_Supplied data_.
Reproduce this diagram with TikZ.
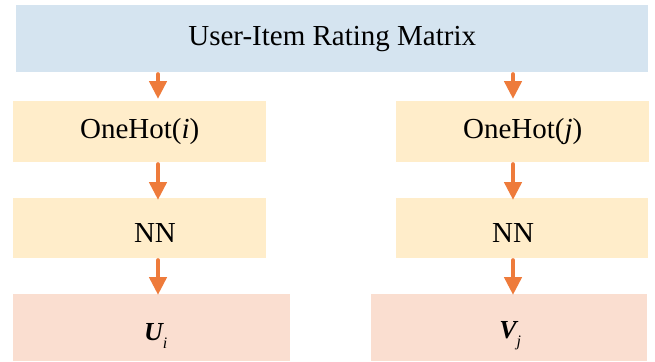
\documentclass[tikz,border=0pt]{standalone}
\usepackage{fontspec}
\setmainfont{Liberation Serif}
\usetikzlibrary{arrows.meta}
\definecolor{matrixblue}{HTML}{D5E4F0}
\definecolor{stageyellow}{HTML}{FFEDCA}
\definecolor{outpink}{HTML}{FADED0}
\definecolor{flow}{HTML}{EE7B3B}
\tikzset{
  blk/.style={draw=none, inner sep=0pt, anchor=north west,
    font=\fontsize{29}{32}\selectfont},
  lbl/.style={inner sep=0pt, font=\fontsize{29}{32}\selectfont},
  flowarrow/.style={draw=flow, line width=4.5pt, line cap=round,
    -{Triangle[width=17pt,length=18pt]}, shorten <=2pt, shorten >=2pt},
}
\newcommand{\vecsym}[2]{{\fontsize{26}{28}\selectfont\bfseries\itshape #1}\raisebox{-8pt}{\fontsize{16}{17}\selectfont\itshape #2}}
\begin{document}
\begin{tikzpicture}[x=1pt,y=-1pt]
  \useasboundingbox (0,0) rectangle (655,361);
  % input matrix
  \node[blk, fill=matrixblue, minimum width=632pt, minimum height=67pt] (top) at (16,5) {User-Item Rating Matrix};
  % user branch
  \node[blk, fill=stageyellow, minimum width=253pt, minimum height=61pt] (ohi) at (13,101) {OneHot(\textit{i})};
  \node[blk, fill=stageyellow, minimum width=253pt, minimum height=60pt] (nni) at (13,198) {};
  \node[blk, fill=outpink, minimum width=277pt, minimum height=67pt] (ui) at (13,294) {};
  % item branch
  \node[blk, fill=stageyellow, minimum width=253pt, minimum height=61pt] (ohj) at (396,101) {OneHot(\textit{j})};
  \node[blk, fill=stageyellow, minimum width=252pt, minimum height=60pt] (nnj) at (396,198) {};
  \node[blk, fill=outpink, minimum width=276pt, minimum height=67pt] (vj) at (371,294) {};
  % arrow columns and label column
  \coordinate (ax) at (158,0);
  \coordinate (bx) at (513,0);
  \coordinate (nx) at (155,0);
  % labels (yshift is in page direction: negative moves down)
  \node[lbl] (nnilbl) at ([yshift=-4.5pt]nni.center -| nx) {NN};
  \node[lbl] (nnjlbl) at ([yshift=-4.5pt]nnj.center -| bx) {NN};
  \node[inner sep=0pt] (uilbl) at ([xshift=4pt,yshift=-8pt]ui.center) {\vecsym{U}{i}};
  \node[inner sep=0pt] (vjlbl) at ([xshift=1pt,yshift=-8pt]vj.center) {\vecsym{V}{j}};
  % flow
  \draw[flowarrow] (top.south -| ax) -- (ohi.north -| ax);
  \draw[flowarrow] (ohi.south -| ax) -- ([yshift=-4pt]nni.north -| ax);
  \draw[flowarrow] (nni.south -| ax) -- ([yshift=-3pt]ui.north -| ax);
  \draw[flowarrow] (top.south -| bx) -- (ohj.north -| bx);
  \draw[flowarrow] (ohj.south -| bx) -- ([yshift=-4pt]nnj.north -| bx);
  \draw[flowarrow] (nnj.south -| bx) -- ([yshift=-3pt]vj.north -| bx);
\end{tikzpicture}
\end{document}
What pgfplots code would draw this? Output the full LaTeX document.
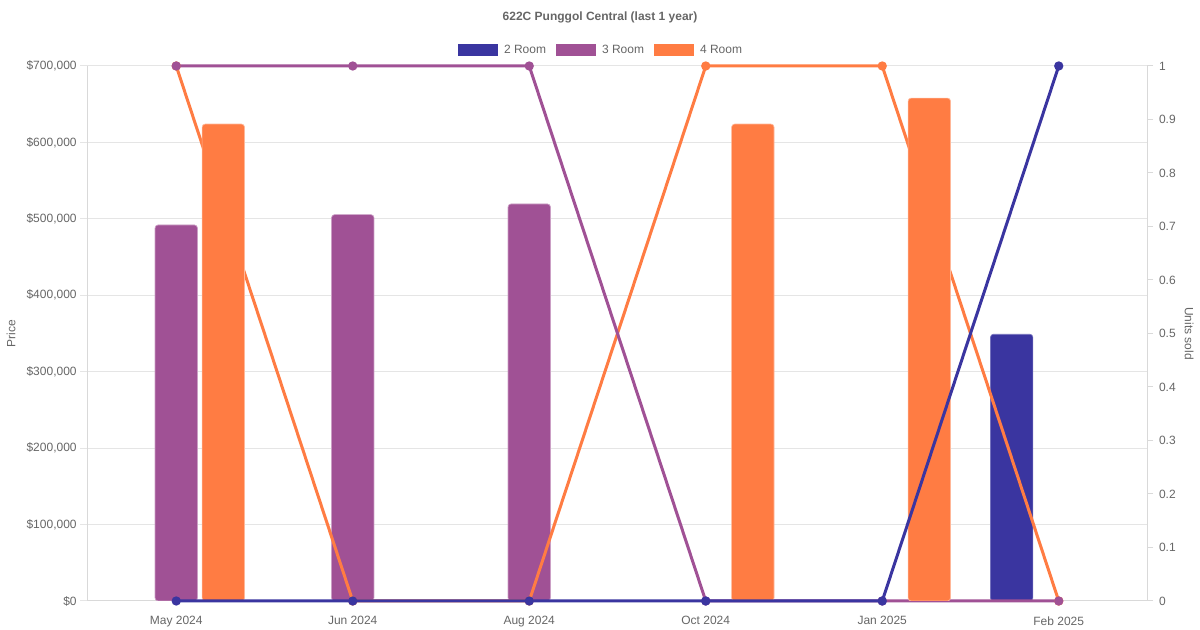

_What you will do_.
Without the pictures, repeat all the records word for word.

_Result of this exercise_.
Reproduce this diagram with TikZ.
\documentclass[tikz,border=0pt]{standalone}
\usepackage{fontspec}
\setmainfont{Liberation Serif}
\usetikzlibrary{arrows.meta}
\definecolor{matrixblue}{HTML}{D5E4F0}
\definecolor{stageyellow}{HTML}{FFEDCA}
\definecolor{outpink}{HTML}{FADED0}
\definecolor{flow}{HTML}{EE7B3B}
\tikzset{
  blk/.style={draw=none, inner sep=0pt, anchor=north west,
    font=\fontsize{29}{32}\selectfont},
  lbl/.style={inner sep=0pt, font=\fontsize{29}{32}\selectfont},
  flowarrow/.style={draw=flow, line width=4.5pt, line cap=round,
    -{Triangle[width=17pt,length=18pt]}, shorten <=2pt, shorten >=2pt},
}
\newcommand{\vecsym}[2]{{\fontsize{26}{28}\selectfont\bfseries\itshape #1}\raisebox{-8pt}{\fontsize{16}{17}\selectfont\itshape #2}}
\begin{document}
\begin{tikzpicture}[x=1pt,y=-1pt]
  \useasboundingbox (0,0) rectangle (655,361);
  % input matrix
  \node[blk, fill=matrixblue, minimum width=632pt, minimum height=67pt] (top) at (16,5) {User-Item Rating Matrix};
  % user branch
  \node[blk, fill=stageyellow, minimum width=253pt, minimum height=61pt] (ohi) at (13,101) {OneHot(\textit{i})};
  \node[blk, fill=stageyellow, minimum width=253pt, minimum height=60pt] (nni) at (13,198) {};
  \node[blk, fill=outpink, minimum width=277pt, minimum height=67pt] (ui) at (13,294) {};
  % item branch
  \node[blk, fill=stageyellow, minimum width=253pt, minimum height=61pt] (ohj) at (396,101) {OneHot(\textit{j})};
  \node[blk, fill=stageyellow, minimum width=252pt, minimum height=60pt] (nnj) at (396,198) {};
  \node[blk, fill=outpink, minimum width=276pt, minimum height=67pt] (vj) at (371,294) {};
  % arrow columns and label column
  \coordinate (ax) at (158,0);
  \coordinate (bx) at (513,0);
  \coordinate (nx) at (155,0);
  % labels (yshift is in page direction: negative moves down)
  \node[lbl] (nnilbl) at ([yshift=-4.5pt]nni.center -| nx) {NN};
  \node[lbl] (nnjlbl) at ([yshift=-4.5pt]nnj.center -| bx) {NN};
  \node[inner sep=0pt] (uilbl) at ([xshift=4pt,yshift=-8pt]ui.center) {\vecsym{U}{i}};
  \node[inner sep=0pt] (vjlbl) at ([xshift=1pt,yshift=-8pt]vj.center) {\vecsym{V}{j}};
  % flow
  \draw[flowarrow] (top.south -| ax) -- (ohi.north -| ax);
  \draw[flowarrow] (ohi.south -| ax) -- ([yshift=-4pt]nni.north -| ax);
  \draw[flowarrow] (nni.south -| ax) -- ([yshift=-3pt]ui.north -| ax);
  \draw[flowarrow] (top.south -| bx) -- (ohj.north -| bx);
  \draw[flowarrow] (ohj.south -| bx) -- ([yshift=-4pt]nnj.north -| bx);
  \draw[flowarrow] (nnj.south -| bx) -- ([yshift=-3pt]vj.north -| bx);
\end{tikzpicture}
\end{document}
What pgfplots code would draw this? Output the full LaTeX document.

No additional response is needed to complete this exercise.